No momento da sua eleição, verificou-se nele um facto novo: a soma de convicções e de virtudes que constituíam todo o seu mundo interior de cristão e de sacerdote, o seu grande amor a Deus e aos homens, e certamente a nova luz e o novo fogo de Espírito Santo que se apoderou dele naquele instante, as necessidades e as possibilidades há muito tempo conhecidas e as que num instante ele entreviu na Igreja e na humanidade inteira, tudo concorreu para um único efeito e uma resolução completamente coerente: a decisão elementaríssima e simplíssima, mas imprevisível e imprevista para muitos, a decisão de querer ser mestre e guia de todos os homens, de que Deus o tinha querido para sucessor de Pedro e que, por isso, desde então lhe dava a ele, que sempre tinha obedecido, a obediência de mandar e apascentar os outros, isto é, todos os homens.
Ainda não se deu suficiente atenção ao carácter categórico desta sua decisão. Tudo nele continuava como antes, sobretudo quanto ao seu propósito fundamental de humildade, de mansidão, de despojamento e de simplicidade. Num novo desenvolvimento coerente, absoluto e vigoroso ganhava corpo, revestida da maior naturalidade, a determinação de obedecer até ao fundo a Deus, que queria que doravante ele comandasse e ensinasse. A obediência não cessava, mas constituía-o chefe e exemplo. Quem exalta e contempla a sua virtude não pode deixar de convir que este homem, a partir do momento em que se tornou Papa, fez-se realmente, e no grau máximo de intencionalidade lúcida, pastor e doutor universal. Quem não se apercebe disto admira uma santidade imaginária que, talvez, possa ser de outros, mas não é a real do papa João.
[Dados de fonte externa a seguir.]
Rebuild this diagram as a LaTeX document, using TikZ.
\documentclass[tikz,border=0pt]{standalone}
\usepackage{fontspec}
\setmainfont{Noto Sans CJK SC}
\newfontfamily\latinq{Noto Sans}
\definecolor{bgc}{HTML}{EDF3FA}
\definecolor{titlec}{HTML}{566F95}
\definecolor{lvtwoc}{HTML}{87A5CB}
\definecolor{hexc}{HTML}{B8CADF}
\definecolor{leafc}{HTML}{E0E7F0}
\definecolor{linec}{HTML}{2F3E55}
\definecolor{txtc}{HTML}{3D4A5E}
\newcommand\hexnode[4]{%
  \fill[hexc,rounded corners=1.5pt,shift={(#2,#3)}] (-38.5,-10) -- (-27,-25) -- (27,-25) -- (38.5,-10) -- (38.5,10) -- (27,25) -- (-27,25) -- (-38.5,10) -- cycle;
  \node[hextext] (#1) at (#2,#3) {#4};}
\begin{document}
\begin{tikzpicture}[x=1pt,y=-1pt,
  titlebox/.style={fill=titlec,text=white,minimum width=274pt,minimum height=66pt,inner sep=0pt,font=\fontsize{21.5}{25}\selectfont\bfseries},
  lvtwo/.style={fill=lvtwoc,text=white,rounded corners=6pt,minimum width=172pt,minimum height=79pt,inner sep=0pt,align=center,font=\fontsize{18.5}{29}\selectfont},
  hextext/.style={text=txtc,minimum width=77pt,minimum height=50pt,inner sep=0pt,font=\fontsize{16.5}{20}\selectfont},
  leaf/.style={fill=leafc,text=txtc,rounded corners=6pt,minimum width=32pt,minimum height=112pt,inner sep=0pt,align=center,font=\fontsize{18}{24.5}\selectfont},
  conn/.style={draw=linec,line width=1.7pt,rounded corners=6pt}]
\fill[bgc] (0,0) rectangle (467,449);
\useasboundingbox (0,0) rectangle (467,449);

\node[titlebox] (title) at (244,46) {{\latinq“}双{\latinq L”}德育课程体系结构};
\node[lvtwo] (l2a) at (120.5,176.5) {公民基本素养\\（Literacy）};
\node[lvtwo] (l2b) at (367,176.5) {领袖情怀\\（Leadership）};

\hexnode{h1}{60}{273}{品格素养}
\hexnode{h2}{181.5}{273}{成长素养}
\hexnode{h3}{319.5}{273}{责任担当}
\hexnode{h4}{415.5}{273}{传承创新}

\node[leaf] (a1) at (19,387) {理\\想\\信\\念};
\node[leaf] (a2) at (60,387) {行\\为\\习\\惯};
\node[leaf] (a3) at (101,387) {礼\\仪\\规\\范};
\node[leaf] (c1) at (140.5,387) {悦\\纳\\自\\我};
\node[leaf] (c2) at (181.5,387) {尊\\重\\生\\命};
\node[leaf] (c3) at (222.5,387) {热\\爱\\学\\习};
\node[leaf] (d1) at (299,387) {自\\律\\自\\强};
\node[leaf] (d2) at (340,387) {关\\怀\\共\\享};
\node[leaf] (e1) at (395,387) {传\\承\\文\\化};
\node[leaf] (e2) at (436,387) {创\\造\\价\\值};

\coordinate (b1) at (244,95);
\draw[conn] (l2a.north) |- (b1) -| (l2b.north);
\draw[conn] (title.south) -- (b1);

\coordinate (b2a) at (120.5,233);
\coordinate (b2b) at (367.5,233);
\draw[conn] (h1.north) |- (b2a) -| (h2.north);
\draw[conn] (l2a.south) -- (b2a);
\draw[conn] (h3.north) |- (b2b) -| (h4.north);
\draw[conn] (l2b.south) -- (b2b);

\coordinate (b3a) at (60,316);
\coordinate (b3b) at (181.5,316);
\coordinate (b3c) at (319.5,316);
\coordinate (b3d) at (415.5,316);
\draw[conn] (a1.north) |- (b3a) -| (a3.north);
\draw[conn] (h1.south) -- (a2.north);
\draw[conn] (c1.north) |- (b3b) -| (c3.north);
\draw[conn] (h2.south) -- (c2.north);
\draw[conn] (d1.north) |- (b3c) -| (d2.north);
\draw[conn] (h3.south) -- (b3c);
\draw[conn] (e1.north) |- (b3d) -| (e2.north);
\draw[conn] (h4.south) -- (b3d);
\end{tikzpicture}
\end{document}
João XXIII é o Papa que, desde as primeiras palavras com que aceitou a eleição, definiu assim antecipadamente a sua obra como a que se destinava a
«preparar para o Senhor um povo perfeito, endireitar as suas veredas a fim de que os caminho tortos se endireitem, os ásperos se tornem planos, para que cada homem veja a salvação de Deus (Lc 3,4-6).»